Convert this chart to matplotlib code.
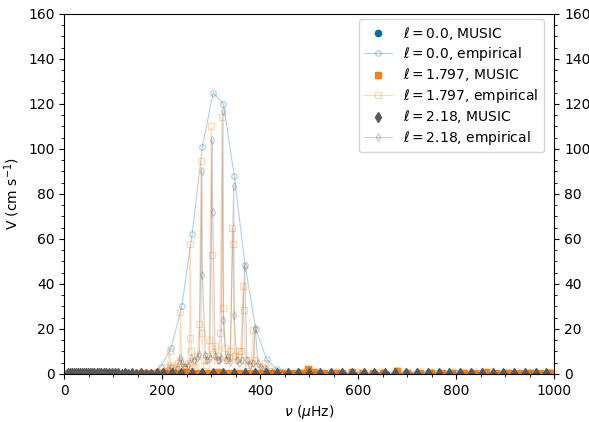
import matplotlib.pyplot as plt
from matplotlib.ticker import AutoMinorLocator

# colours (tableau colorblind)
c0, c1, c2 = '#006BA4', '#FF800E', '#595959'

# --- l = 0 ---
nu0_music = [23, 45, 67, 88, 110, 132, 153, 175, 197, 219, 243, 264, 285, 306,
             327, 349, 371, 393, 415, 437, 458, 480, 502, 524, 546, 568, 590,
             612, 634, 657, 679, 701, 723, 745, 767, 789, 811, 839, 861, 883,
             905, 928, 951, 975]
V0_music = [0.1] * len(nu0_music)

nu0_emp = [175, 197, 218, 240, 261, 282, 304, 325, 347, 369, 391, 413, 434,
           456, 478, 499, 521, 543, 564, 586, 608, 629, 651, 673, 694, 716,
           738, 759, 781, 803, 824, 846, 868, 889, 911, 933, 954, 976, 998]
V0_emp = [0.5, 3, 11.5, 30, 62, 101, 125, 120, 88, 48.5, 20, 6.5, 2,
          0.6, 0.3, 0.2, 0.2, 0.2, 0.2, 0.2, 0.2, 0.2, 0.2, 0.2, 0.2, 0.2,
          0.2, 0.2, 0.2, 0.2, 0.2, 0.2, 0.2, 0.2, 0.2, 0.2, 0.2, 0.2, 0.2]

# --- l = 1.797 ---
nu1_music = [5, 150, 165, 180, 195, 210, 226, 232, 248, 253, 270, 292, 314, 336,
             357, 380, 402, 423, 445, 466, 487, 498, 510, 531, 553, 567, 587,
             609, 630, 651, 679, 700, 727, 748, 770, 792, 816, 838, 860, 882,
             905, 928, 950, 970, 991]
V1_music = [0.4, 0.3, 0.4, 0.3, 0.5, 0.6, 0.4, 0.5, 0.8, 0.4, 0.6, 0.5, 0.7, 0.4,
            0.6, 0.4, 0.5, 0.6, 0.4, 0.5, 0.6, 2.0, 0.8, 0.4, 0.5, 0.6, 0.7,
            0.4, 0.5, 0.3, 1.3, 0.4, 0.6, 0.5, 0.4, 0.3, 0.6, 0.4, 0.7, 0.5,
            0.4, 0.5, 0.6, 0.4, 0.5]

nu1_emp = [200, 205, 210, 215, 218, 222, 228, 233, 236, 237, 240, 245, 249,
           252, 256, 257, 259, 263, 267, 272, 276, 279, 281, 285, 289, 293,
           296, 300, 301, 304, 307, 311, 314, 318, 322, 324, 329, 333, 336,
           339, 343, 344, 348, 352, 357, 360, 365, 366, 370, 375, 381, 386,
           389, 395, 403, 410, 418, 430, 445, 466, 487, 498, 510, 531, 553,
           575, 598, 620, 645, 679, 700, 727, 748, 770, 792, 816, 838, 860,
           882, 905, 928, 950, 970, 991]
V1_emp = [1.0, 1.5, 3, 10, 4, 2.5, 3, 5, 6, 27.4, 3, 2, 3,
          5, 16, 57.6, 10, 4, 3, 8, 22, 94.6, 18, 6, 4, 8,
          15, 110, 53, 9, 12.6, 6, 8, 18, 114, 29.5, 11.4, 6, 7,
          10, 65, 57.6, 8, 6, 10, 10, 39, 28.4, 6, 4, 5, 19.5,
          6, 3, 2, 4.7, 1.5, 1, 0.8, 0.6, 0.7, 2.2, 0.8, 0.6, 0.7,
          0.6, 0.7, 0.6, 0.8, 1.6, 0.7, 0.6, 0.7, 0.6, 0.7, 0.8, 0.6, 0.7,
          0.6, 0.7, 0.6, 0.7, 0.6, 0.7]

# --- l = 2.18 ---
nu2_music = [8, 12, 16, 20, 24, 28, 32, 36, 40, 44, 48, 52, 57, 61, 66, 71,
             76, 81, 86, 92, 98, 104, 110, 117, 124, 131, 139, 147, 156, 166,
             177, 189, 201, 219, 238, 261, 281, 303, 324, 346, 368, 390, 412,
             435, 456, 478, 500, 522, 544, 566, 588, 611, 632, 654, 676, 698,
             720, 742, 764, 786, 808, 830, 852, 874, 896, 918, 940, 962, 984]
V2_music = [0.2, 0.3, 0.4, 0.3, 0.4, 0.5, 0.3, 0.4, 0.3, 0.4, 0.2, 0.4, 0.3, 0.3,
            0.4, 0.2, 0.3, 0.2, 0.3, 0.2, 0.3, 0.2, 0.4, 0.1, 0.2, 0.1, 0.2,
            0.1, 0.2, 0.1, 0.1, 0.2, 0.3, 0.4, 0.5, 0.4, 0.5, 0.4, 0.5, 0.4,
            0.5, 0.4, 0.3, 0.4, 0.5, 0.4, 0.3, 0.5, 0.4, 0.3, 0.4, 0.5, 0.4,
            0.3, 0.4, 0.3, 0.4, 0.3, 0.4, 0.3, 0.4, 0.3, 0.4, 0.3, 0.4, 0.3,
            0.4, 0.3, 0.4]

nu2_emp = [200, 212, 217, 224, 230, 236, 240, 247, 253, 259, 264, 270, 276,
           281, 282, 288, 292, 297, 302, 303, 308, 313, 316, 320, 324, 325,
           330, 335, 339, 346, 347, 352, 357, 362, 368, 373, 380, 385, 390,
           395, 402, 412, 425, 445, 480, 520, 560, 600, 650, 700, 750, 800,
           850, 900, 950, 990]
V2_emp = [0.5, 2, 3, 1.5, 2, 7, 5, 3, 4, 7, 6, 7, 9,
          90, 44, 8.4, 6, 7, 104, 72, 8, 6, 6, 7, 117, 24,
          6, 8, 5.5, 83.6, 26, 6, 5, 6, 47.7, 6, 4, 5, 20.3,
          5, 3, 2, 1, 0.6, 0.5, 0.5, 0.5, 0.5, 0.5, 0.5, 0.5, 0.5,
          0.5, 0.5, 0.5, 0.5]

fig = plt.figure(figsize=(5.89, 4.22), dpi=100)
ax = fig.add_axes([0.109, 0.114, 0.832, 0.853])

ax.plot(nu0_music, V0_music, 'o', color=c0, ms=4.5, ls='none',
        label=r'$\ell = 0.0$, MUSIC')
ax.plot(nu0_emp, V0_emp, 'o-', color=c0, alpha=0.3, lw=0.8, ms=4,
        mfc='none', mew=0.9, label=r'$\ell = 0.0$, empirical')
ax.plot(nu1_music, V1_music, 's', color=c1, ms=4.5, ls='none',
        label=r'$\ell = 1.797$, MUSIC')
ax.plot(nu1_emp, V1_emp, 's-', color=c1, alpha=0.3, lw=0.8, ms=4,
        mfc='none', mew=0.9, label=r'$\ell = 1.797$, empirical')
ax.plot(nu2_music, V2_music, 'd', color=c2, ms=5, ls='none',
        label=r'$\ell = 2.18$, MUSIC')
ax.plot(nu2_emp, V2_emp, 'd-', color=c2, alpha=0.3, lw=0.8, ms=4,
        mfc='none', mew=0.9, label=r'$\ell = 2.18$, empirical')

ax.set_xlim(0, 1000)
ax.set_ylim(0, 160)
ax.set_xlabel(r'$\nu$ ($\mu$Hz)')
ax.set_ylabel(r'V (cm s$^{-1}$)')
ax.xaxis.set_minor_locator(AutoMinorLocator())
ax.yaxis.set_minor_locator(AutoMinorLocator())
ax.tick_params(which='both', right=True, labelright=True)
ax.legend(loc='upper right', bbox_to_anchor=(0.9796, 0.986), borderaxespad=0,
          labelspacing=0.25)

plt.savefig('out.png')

## Exercise requirements
Repeat the material above in full and exactly, apart from the pictures.

## Exercise response
Convert this chart to matplotlib code.
import matplotlib.pyplot as plt
from matplotlib.ticker import AutoMinorLocator

# colours (tableau colorblind)
c0, c1, c2 = '#006BA4', '#FF800E', '#595959'

# --- l = 0 ---
nu0_music = [23, 45, 67, 88, 110, 132, 153, 175, 197, 219, 243, 264, 285, 306,
             327, 349, 371, 393, 415, 437, 458, 480, 502, 524, 546, 568, 590,
             612, 634, 657, 679, 701, 723, 745, 767, 789, 811, 839, 861, 883,
             905, 928, 951, 975]
V0_music = [0.1] * len(nu0_music)

nu0_emp = [175, 197, 218, 240, 261, 282, 304, 325, 347, 369, 391, 413, 434,
           456, 478, 499, 521, 543, 564, 586, 608, 629, 651, 673, 694, 716,
           738, 759, 781, 803, 824, 846, 868, 889, 911, 933, 954, 976, 998]
V0_emp = [0.5, 3, 11.5, 30, 62, 101, 125, 120, 88, 48.5, 20, 6.5, 2,
          0.6, 0.3, 0.2, 0.2, 0.2, 0.2, 0.2, 0.2, 0.2, 0.2, 0.2, 0.2, 0.2,
          0.2, 0.2, 0.2, 0.2, 0.2, 0.2, 0.2, 0.2, 0.2, 0.2, 0.2, 0.2, 0.2]

# --- l = 1.797 ---
nu1_music = [5, 150, 165, 180, 195, 210, 226, 232, 248, 253, 270, 292, 314, 336,
             357, 380, 402, 423, 445, 466, 487, 498, 510, 531, 553, 567, 587,
             609, 630, 651, 679, 700, 727, 748, 770, 792, 816, 838, 860, 882,
             905, 928, 950, 970, 991]
V1_music = [0.4, 0.3, 0.4, 0.3, 0.5, 0.6, 0.4, 0.5, 0.8, 0.4, 0.6, 0.5, 0.7, 0.4,
            0.6, 0.4, 0.5, 0.6, 0.4, 0.5, 0.6, 2.0, 0.8, 0.4, 0.5, 0.6, 0.7,
            0.4, 0.5, 0.3, 1.3, 0.4, 0.6, 0.5, 0.4, 0.3, 0.6, 0.4, 0.7, 0.5,
            0.4, 0.5, 0.6, 0.4, 0.5]

nu1_emp = [200, 205, 210, 215, 218, 222, 228, 233, 236, 237, 240, 245, 249,
           252, 256, 257, 259, 263, 267, 272, 276, 279, 281, 285, 289, 293,
           296, 300, 301, 304, 307, 311, 314, 318, 322, 324, 329, 333, 336,
           339, 343, 344, 348, 352, 357, 360, 365, 366, 370, 375, 381, 386,
           389, 395, 403, 410, 418, 430, 445, 466, 487, 498, 510, 531, 553,
           575, 598, 620, 645, 679, 700, 727, 748, 770, 792, 816, 838, 860,
           882, 905, 928, 950, 970, 991]
V1_emp = [1.0, 1.5, 3, 10, 4, 2.5, 3, 5, 6, 27.4, 3, 2, 3,
          5, 16, 57.6, 10, 4, 3, 8, 22, 94.6, 18, 6, 4, 8,
          15, 110, 53, 9, 12.6, 6, 8, 18, 114, 29.5, 11.4, 6, 7,
          10, 65, 57.6, 8, 6, 10, 10, 39, 28.4, 6, 4, 5, 19.5,
          6, 3, 2, 4.7, 1.5, 1, 0.8, 0.6, 0.7, 2.2, 0.8, 0.6, 0.7,
          0.6, 0.7, 0.6, 0.8, 1.6, 0.7, 0.6, 0.7, 0.6, 0.7, 0.8, 0.6, 0.7,
          0.6, 0.7, 0.6, 0.7, 0.6, 0.7]

# --- l = 2.18 ---
nu2_music = [8, 12, 16, 20, 24, 28, 32, 36, 40, 44, 48, 52, 57, 61, 66, 71,
             76, 81, 86, 92, 98, 104, 110, 117, 124, 131, 139, 147, 156, 166,
             177, 189, 201, 219, 238, 261, 281, 303, 324, 346, 368, 390, 412,
             435, 456, 478, 500, 522, 544, 566, 588, 611, 632, 654, 676, 698,
             720, 742, 764, 786, 808, 830, 852, 874, 896, 918, 940, 962, 984]
V2_music = [0.2, 0.3, 0.4, 0.3, 0.4, 0.5, 0.3, 0.4, 0.3, 0.4, 0.2, 0.4, 0.3, 0.3,
            0.4, 0.2, 0.3, 0.2, 0.3, 0.2, 0.3, 0.2, 0.4, 0.1, 0.2, 0.1, 0.2,
            0.1, 0.2, 0.1, 0.1, 0.2, 0.3, 0.4, 0.5, 0.4, 0.5, 0.4, 0.5, 0.4,
            0.5, 0.4, 0.3, 0.4, 0.5, 0.4, 0.3, 0.5, 0.4, 0.3, 0.4, 0.5, 0.4,
            0.3, 0.4, 0.3, 0.4, 0.3, 0.4, 0.3, 0.4, 0.3, 0.4, 0.3, 0.4, 0.3,
            0.4, 0.3, 0.4]

nu2_emp = [200, 212, 217, 224, 230, 236, 240, 247, 253, 259, 264, 270, 276,
           281, 282, 288, 292, 297, 302, 303, 308, 313, 316, 320, 324, 325,
           330, 335, 339, 346, 347, 352, 357, 362, 368, 373, 380, 385, 390,
           395, 402, 412, 425, 445, 480, 520, 560, 600, 650, 700, 750, 800,
           850, 900, 950, 990]
V2_emp = [0.5, 2, 3, 1.5, 2, 7, 5, 3, 4, 7, 6, 7, 9,
          90, 44, 8.4, 6, 7, 104, 72, 8, 6, 6, 7, 117, 24,
          6, 8, 5.5, 83.6, 26, 6, 5, 6, 47.7, 6, 4, 5, 20.3,
          5, 3, 2, 1, 0.6, 0.5, 0.5, 0.5, 0.5, 0.5, 0.5, 0.5, 0.5,
          0.5, 0.5, 0.5, 0.5]

fig = plt.figure(figsize=(5.89, 4.22), dpi=100)
ax = fig.add_axes([0.109, 0.114, 0.832, 0.853])

ax.plot(nu0_music, V0_music, 'o', color=c0, ms=4.5, ls='none',
        label=r'$\ell = 0.0$, MUSIC')
ax.plot(nu0_emp, V0_emp, 'o-', color=c0, alpha=0.3, lw=0.8, ms=4,
        mfc='none', mew=0.9, label=r'$\ell = 0.0$, empirical')
ax.plot(nu1_music, V1_music, 's', color=c1, ms=4.5, ls='none',
        label=r'$\ell = 1.797$, MUSIC')
ax.plot(nu1_emp, V1_emp, 's-', color=c1, alpha=0.3, lw=0.8, ms=4,
        mfc='none', mew=0.9, label=r'$\ell = 1.797$, empirical')
ax.plot(nu2_music, V2_music, 'd', color=c2, ms=5, ls='none',
        label=r'$\ell = 2.18$, MUSIC')
ax.plot(nu2_emp, V2_emp, 'd-', color=c2, alpha=0.3, lw=0.8, ms=4,
        mfc='none', mew=0.9, label=r'$\ell = 2.18$, empirical')

ax.set_xlim(0, 1000)
ax.set_ylim(0, 160)
ax.set_xlabel(r'$\nu$ ($\mu$Hz)')
ax.set_ylabel(r'V (cm s$^{-1}$)')
ax.xaxis.set_minor_locator(AutoMinorLocator())
ax.yaxis.set_minor_locator(AutoMinorLocator())
ax.tick_params(which='both', right=True, labelright=True)
ax.legend(loc='upper right', bbox_to_anchor=(0.9796, 0.986), borderaxespad=0,
          labelspacing=0.25)

plt.savefig('out.png')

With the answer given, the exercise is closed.